I'll have to defer to someone who has the specs, cause I sure can't find them. :(
 
Here's a reply from BarryB on the Classic Mustang Forum <fomoco.com/mustnag/forum>

"RE: What year, engine, application?
by Barry B 6/24/2003, 2:40:09 AM
Oh, ok. Here's some specs on a C5DF-K used on a 170 and 200 with an auto.

RPM Advance Vacuum
800 3/4* - 1 3/4* 0.79"
1200 3 3/4* - 4 3/4* 1.90"
1600 5 3/4* - 7* 3.00"
2000 7* - 8 1/4* 3.80"

Note these are distributor rpm's and degrees, double them for engine rpm's etc."


Personally, those numbers shock me, as they seem to be pretty low, specially only 3.80" Hg. :?
 
Thanks for all your help!!! I should get the mustang started this weekend and test out the clutch. I will then try to fix the timming and advance next. I all want to upgrade the duraspark next so that should be some time next month.
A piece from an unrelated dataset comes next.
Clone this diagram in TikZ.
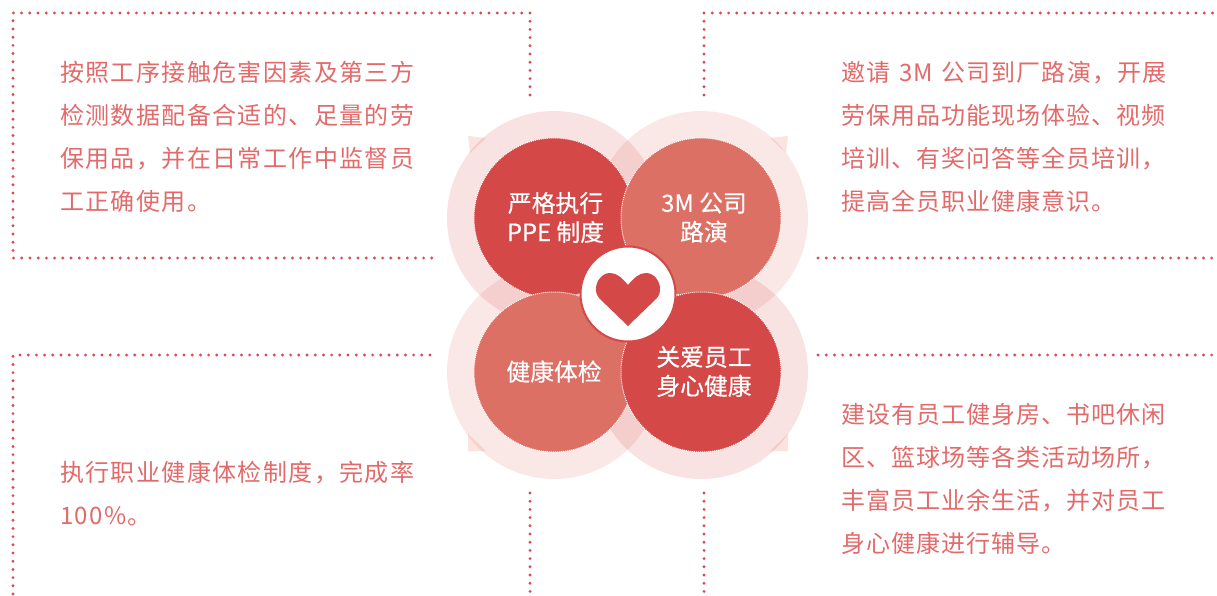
\documentclass[tikz,border=0pt]{standalone}
\usepackage{fontspec}
\setmainfont{Noto Sans CJK SC}
\newfontfamily\bodyfont[LetterSpace=5.8]{Noto Sans CJK SC}
\newfontfamily\sidefont[LetterSpace=4.4]{Noto Sans CJK SC}
\newfontfamily\petalfont[FakeBold=0.4]{Noto Sans CJK SC}
\usetikzlibrary{positioning}
\definecolor{deepred}{HTML}{D44848}
\definecolor{softred}{HTML}{DC7065}
\definecolor{dotred}{HTML}{DA4A50}
\definecolor{bodyred}{HTML}{E26A6A}
\definecolor{tipred}{HTML}{FBE3E0}
\tikzstyle{ring} = [circle, minimum size=214pt, inner sep=0pt, opacity=0.16]
\tikzstyle{petal} = [circle, minimum size=160pt, inner sep=0pt, draw=white, densely dotted, line width=1pt]
\tikzstyle{petallabel} = [align=center, inner sep=0pt, yshift=0.5pt, text=white, font=\petalfont\fontsize{23.8}{29}\selectfont]
\tikzstyle{hub} = [circle, minimum size=95pt, inner sep=0pt, fill=white, draw=deepred, line width=2pt]
\tikzstyle{body} = [anchor=west, align=left, inner sep=0pt, text=bodyred, font=\bodyfont\fontsize{24}{43}\selectfont]
\tikzstyle{sidebody} = [body, font=\sidefont\fontsize{24}{43}\selectfont]
\tikzstyle{frame} = [dotred, line width=3.2pt, line cap=round, dash pattern=on 0pt off 8.2pt]
\tikzstyle{tip} = [fill=tipred]
\newcommand{\fitline}[1]{\makebox[325pt][s]{#1}}

\begin{document}
\begin{tikzpicture}[x=1pt, y=-1pt, node distance=147pt]
\useasboundingbox (0,0) rectangle (1217,596);

% dotted frames
\draw [frame] (530,95) -- (530,13) -- (13,13) -- (13,258) -- (433,258);
\draw [frame] (704,95) -- (704,13) -- (1217,13);
\draw [frame] (818,258) -- (1217,258);
\draw [frame] (430,355) -- (13,355) -- (13,596);
\draw [frame] (530,493) -- (530,596);
\draw [frame] (818,355) -- (1217,355);
\draw [frame] (704,493) -- (704,596);

% corner tips
\fill [tip] (468,136) -- (486,138) -- (470,153) -- cycle;
\fill [tip] (788,136) -- (770,138) -- (786,153) -- cycle;
\fill [tip] (468,451) -- (468,434) -- (486,451) -- cycle;
\fill [tip] (788,451) -- (788,434) -- (770,451) -- cycle;

% rings
\node [ring, fill=deepred] (ringa) at (554,218) {};
\node [ring, fill=softred, right of=ringa] (ringb) {};
\node [ring, fill=softred, below of=ringa, node distance=154pt] (ringc) {};
\node [ring, fill=deepred, right of=ringc] (ringd) {};

% petals
\node [petal, fill=deepred] (ppe) at (ringa) {};
\node [petal, fill=softred] (roadshow) at (ringb) {};
\node [petal, fill=softred] (checkup) at (ringc) {};
\node [petal, fill=deepred] (care) at (ringd) {};
\node [petallabel, xshift=1.5pt] (ppelabel) at (ppe) {严格执行\\PPE 制度};
\node [petallabel, xshift=3pt] (roadshowlabel) at (roadshow) {3M 公司\\路演};
\node [petallabel] (checkuplabel) at (checkup) {健康体检};
\node [petallabel, xshift=3pt] (carelabel) at (care) {关爱员工\\身心健康};

% heart
\node [hub] (hub) at (628,294) {};
\fill [deepred] (628,285) .. controls (622,278) and (617,273) .. (610,273) .. controls (602,273) and (596,281) .. (596,289) .. controls (596,293) and (597,296) .. (599,298) -- (628,326) -- (657,298) .. controls (659,296) and (660,293) .. (660,289) .. controls (660,281) and (654,273) .. (646,273) .. controls (639,273) and (634,278) .. (628,285) -- cycle;

% texts
\node [body] (ppetext) at (60,137) {按照工序接触危害因素及第三方\\检测数据配备合适的、足量的劳\\保用品，并在日常工作中监督员\\工正确使用。};
\node [sidebody] (roadshowtext) at (841,137) {\fitline{邀请 3M 公司到厂路演，开展}\\劳保用品功能现场体验、视频\\培训、有奖问答等全员培训，\\提高全员职业健康意识。};
\node [body] (checkuptext) at (60,494) {执行职业健康体检制度，完成率\\100\%。};
\node [sidebody] (caretext) at (841,479) {建设有员工健身房、书吧休闲\\区、篮球场等各类活动场所，\\丰富员工业余生活，并对员工\\身心健康进行辅导。};

\end{tikzpicture}
\end{document}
:D This is such a great Forum!!! I wish I had knew about this place 10 years ago when I first got my mustang!!!
 
I, myself, would find a later dual advance dizzy, and hook up the Pertronix II with Flamethrower coil. 8)
Just remember that your carb is meant to work with the Loadamatic dizzy, not a regular dual advance dizzy. You need to swith carb and dizzy. :wink:
 
I also will be upgrading the card to a 2bb hopfully. I guess this should all be done together. I came accross a 2bb webber with adaptor and linkage and was for sale for 200.00. Is that a good deal?
 
Another thing, how can you tell if your dizzy is a loadamotic? I bought one a few year from a parts store and just figured it was the correct one.
 
Take the cap off, and see if there are two springs on the breaker point plate. I think that's the surest way. I was shocked at the low vacuum readings quoted for the Loadamatic application. Those numbers wouldn't budge the regular vacuum advance. :?
 
Me, I' rather rebuild anything smaller and lighter than a C-4 myself. Even if it gives me a reason to buy new tools and manuals. :D
Check the part number on your dizzy. It may well be a dual advance unit, which is better than the Loadamatic. :D
But if it is dual advance, you need a different carb. Search the various other posts for a good unit. :wink:
 
I checked last night and there were no springs, I guess thats why I could never get it to work right with my Autolite 1100 carb!! Well it won't be important because I plan to get the duraspark system any way!!!